# Finding an explicit deformation from the mapping cylinder onto $Y.$

Definition $$:$$ Let $$X,Y$$ be topological spaces and $$f : X \longrightarrow Y$$ be a map. The mapping cylinder $$M_f$$ of $$f$$ is obtained from the disjoint union $$(X \times I) \sqcup Y$$ by identifying $$(x,1) \sim f(x),$$ for all $$x \in X.$$

Exercise $$:$$ Show that $$M_f$$ deformation retracts to $$Y.$$

I think if we can take every point of $$M_f$$ and squeeze it down to it's image under $$f$$ via straight line deformation I would get a deformation retract of $$M_f$$ onto $$f(X).$$ But I am not sure as to why $$M_f$$ deformation retracts to $$Y.$$ Would anybody provide me an explicit formula for such deformation? I am not satisfied with hand-waving description of algebraic topology; rather I want to understand it analytically.

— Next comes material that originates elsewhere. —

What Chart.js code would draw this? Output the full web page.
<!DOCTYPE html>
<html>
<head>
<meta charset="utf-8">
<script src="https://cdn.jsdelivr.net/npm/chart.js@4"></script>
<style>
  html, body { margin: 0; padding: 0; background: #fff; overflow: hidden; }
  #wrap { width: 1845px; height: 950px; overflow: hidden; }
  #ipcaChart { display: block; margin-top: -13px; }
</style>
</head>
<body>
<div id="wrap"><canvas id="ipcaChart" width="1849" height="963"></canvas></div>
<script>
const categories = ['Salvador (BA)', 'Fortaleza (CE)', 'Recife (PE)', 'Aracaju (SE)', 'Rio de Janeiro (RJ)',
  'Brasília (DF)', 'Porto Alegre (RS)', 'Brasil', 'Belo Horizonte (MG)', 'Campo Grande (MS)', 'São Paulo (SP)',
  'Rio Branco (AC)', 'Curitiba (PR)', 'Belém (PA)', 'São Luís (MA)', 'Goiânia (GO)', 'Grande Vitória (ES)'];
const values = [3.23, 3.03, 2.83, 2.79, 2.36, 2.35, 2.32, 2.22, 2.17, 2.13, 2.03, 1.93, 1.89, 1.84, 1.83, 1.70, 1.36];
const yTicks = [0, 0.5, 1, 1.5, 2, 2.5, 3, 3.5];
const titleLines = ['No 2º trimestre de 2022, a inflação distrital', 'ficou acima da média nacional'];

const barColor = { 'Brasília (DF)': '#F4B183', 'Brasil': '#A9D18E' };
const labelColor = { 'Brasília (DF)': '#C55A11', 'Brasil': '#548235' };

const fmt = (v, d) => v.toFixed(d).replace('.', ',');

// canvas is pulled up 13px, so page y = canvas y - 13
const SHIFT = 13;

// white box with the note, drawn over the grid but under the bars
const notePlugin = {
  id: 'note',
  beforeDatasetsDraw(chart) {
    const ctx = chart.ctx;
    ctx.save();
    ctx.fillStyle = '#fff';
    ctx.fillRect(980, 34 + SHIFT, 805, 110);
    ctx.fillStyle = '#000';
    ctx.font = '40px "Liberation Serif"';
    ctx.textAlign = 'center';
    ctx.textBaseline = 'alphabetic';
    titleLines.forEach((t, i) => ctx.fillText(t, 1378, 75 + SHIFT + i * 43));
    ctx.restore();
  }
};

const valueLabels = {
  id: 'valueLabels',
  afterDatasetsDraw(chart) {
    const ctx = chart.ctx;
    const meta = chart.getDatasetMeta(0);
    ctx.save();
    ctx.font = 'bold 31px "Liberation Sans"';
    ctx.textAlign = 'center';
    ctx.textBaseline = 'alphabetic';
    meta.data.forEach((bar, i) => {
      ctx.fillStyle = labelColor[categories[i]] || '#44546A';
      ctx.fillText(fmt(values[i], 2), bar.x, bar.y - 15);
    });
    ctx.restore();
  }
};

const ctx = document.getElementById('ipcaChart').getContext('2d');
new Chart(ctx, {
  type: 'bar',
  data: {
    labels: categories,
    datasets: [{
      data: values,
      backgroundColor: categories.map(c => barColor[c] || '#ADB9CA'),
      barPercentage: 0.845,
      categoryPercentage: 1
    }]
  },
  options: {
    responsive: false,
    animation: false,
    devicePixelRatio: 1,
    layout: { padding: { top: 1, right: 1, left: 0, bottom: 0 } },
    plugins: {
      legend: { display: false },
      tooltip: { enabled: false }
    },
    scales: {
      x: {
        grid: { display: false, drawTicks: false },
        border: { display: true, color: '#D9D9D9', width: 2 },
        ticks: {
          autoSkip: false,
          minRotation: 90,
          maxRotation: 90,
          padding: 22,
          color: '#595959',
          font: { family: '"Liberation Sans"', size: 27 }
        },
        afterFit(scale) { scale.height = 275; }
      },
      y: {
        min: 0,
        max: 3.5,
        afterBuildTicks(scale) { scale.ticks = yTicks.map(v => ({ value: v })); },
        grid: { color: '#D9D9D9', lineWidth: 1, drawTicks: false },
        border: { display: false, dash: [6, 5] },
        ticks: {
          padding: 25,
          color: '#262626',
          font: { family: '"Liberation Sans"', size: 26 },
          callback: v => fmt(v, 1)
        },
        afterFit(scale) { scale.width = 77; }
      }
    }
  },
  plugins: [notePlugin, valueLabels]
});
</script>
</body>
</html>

That's why I am asking for analytic formula for such deformation. Any help in this regard will be appreciated.

Quite simply, notice that there is a straight line connecting $$(x,0)$$ and $$(x,1)$$ given by $$f_x(t)=(x,t).$$ In fact, $$f_x$$ is continuous as for both projection maps $$\pi_X$$ and $$\pi_I,$$ we have that $$\pi_X\circ f_x$$ and $$\pi_I\circ f_x$$ are continuous. Now, consider the map $$H:X\times I\times I \rightarrow Y$$ given as,
$$H((x,s),t)=(x,s(1-t)+t).$$
Notice that $$H$$ is a deformation retraction onto $$Y.$$